Many of the battles and decisions on the future of interconnection and integration for wholesale power are begin hashed out at FERC. In 2015, the American Wind Energy Association, an industry trade group, petitioned the commission to amend the Large Generator Interconnection Procedures (GIP) and Large Generator Interconnection Agreements (GIA), contending they are “unduly discriminatory and unreasonable barriers to generator market access.”
“In May, FERC had a technical conference on the petition and asked a lot of good questions,” Chen said. “The aim is to update large generator and small generator interconnection agreements looking to make it less onerous.”

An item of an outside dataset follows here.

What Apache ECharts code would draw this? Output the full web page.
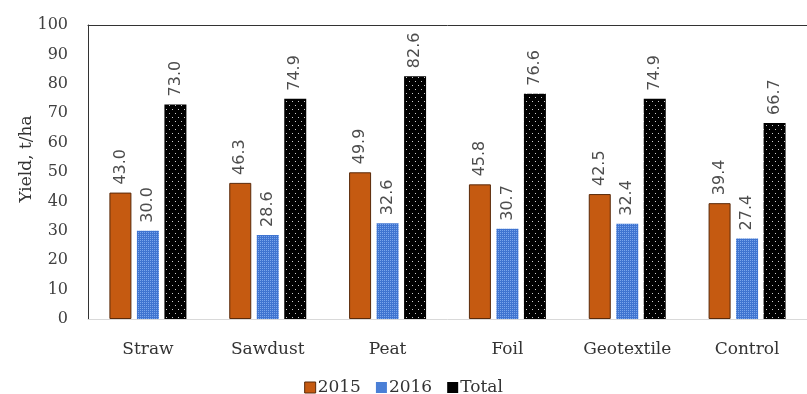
<!DOCTYPE html>
<html>
<head>
<meta charset="utf-8">
<script src="https://cdn.jsdelivr.net/npm/echarts@6/dist/echarts.min.js"></script>
<style>
  html, body { margin: 0; padding: 0; background: #fff; }
  #chart { width: 807px; height: 394px; }
</style>
</head>
<body>
<div id="chart"></div>
<script>
const categories = ['Straw', 'Sawdust', 'Peat', 'Foil', 'Geotextile', 'Control']
const yield2015 = [43.0, 46.3, 49.9, 45.8, 42.5, 39.4]
const yield2016 = [30.0, 28.6, 32.6, 30.7, 32.4, 27.4]
const yieldTotal = [73.0, 74.9, 82.6, 76.6, 74.9, 66.7]
const yTicks = [0, 100, 10]

// small canvas patterns for the dotted bars
const makePattern = (w, h, bg, dot, dots) => {
  const c = document.createElement('canvas')
  c.width = w
  c.height = h
  const ctx = c.getContext('2d')
  ctx.fillStyle = bg
  ctx.fillRect(0, 0, w, h)
  ctx.fillStyle = dot
  dots.forEach(d => ctx.fillRect(d[0], d[1], 1, 1))
  return { image: c, repeat: 'repeat' }
}
const bluePattern = makePattern(2, 2, '#3f74d0', '#7aa6ec', [[0, 0]])
const blackPattern = makePattern(6, 8, '#000', '#cfcfcf', [[1, 1], [4, 5]])

const serif = '"DejaVu Serif", "Liberation Serif", serif'
const labelStyle = {
  show: true,
  position: 'top',
  rotate: 90,
  align: 'left',
  verticalAlign: 'middle',
  distance: 8,
  fontSize: 16,
  color: '#4d4d4d',
  fontFamily: '"DejaVu Sans", Arial, sans-serif',
  formatter: p => p.value.toFixed(1)
}

const chart = echarts.init(document.getElementById('chart'))
const option = {
  animation: false,
  grid: { left: 88, right: 0, top: 25, bottom: 75, outerBoundsMode: 'none' },
  legend: {
    top: 374,
    left: 'center',
    itemWidth: 11,
    itemHeight: 11,
    itemGap: 15,
    icon: 'rect',
    textStyle: { fontFamily: serif, fontSize: 17, color: '#333', padding: [0, 0, 0, -3] },
    data: [
      { name: '2015', itemStyle: { color: '#c55a11', borderColor: '#5a2a0a', borderWidth: 1 } },
      { name: '2016', itemStyle: { color: '#4a7fd6' } },
      { name: 'Total', itemStyle: { color: '#000' } }
    ]
  },
  xAxis: [
    {
      type: 'category',
      data: categories,
      axisLine: { lineStyle: { color: '#d9d9d9' } },
      axisTick: { show: false },
      axisLabel: { fontFamily: serif, fontSize: 17, color: '#333', margin: 22 }
    },
    {
      type: 'category',
      position: 'top',
      data: categories,
      axisLine: { show: true, lineStyle: { color: '#333' } },
      axisTick: { show: false },
      axisLabel: { show: false }
    }
  ],
  yAxis: {
    type: 'value',
    min: yTicks[0],
    max: yTicks[1],
    interval: yTicks[2],
    name: 'Yield, t/ha',
    nameLocation: 'middle',
    nameGap: 53,
    nameMoveOverlap: false,
    nameTextStyle: { fontFamily: serif, fontSize: 17, color: '#333', padding: [0, 0, 0, 26] },
    axisLine: { show: true, lineStyle: { color: '#333' } },
    axisTick: { show: false },
    splitLine: { show: false },
    axisLabel: { fontFamily: serif, fontSize: 16, color: '#404040', margin: 20 }
  },
  series: [
    {
      name: '2015',
      type: 'bar',
      data: yield2015,
      barWidth: 22,
      barGap: '25%',
      itemStyle: { color: '#c55a11', borderColor: '#5a2a0a', borderWidth: 1 },
      label: labelStyle
    },
    {
      name: '2016',
      type: 'bar',
      data: yield2016,
      barWidth: 22,
      barGap: '25%',
      itemStyle: { color: bluePattern },
      label: labelStyle
    },
    {
      name: 'Total',
      type: 'bar',
      data: yieldTotal,
      barWidth: 22,
      barGap: '25%',
      itemStyle: { color: blackPattern },
      label: labelStyle
    }
  ]
}
chart.setOption(option)
</script>
</body>
</html>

That, however, is only the beginning. New technologies, such as battery storage are also set to change the way the grid operates.
“There have been regulatory hurdles to storage participating” in markets, Chen said. “The rules don’t contemplate a category for resources that can absorb energy at times and inject energy into the system at other times,” she said.
On Nov. 17, FERC issued a proposed notice of rulemaking to amend the Federal Power Act “to remove barriers to the participation of electric storage resources and distributed energy resource aggregations in the capacity, energy, and ancillary service markets operated by regional transmission organizations and independent system operators.”
At the same time, the commission issued another notice of proposed rulemaking to modify the regulations aimed at ensuring grid stability, accounting for technological improvements in renewable generation.
The proposed changes, FERC said, will “ensure fair and consistent treatment for all types of generating facilities, helping balancing authorities meet their frequency response obligations.”
“There is a lot more potential if we remove the barriers to renewable energy, which occur every step of the way,” Chen said. “We’ve been making progress, but we haven’t gotten to fully competitive equality.”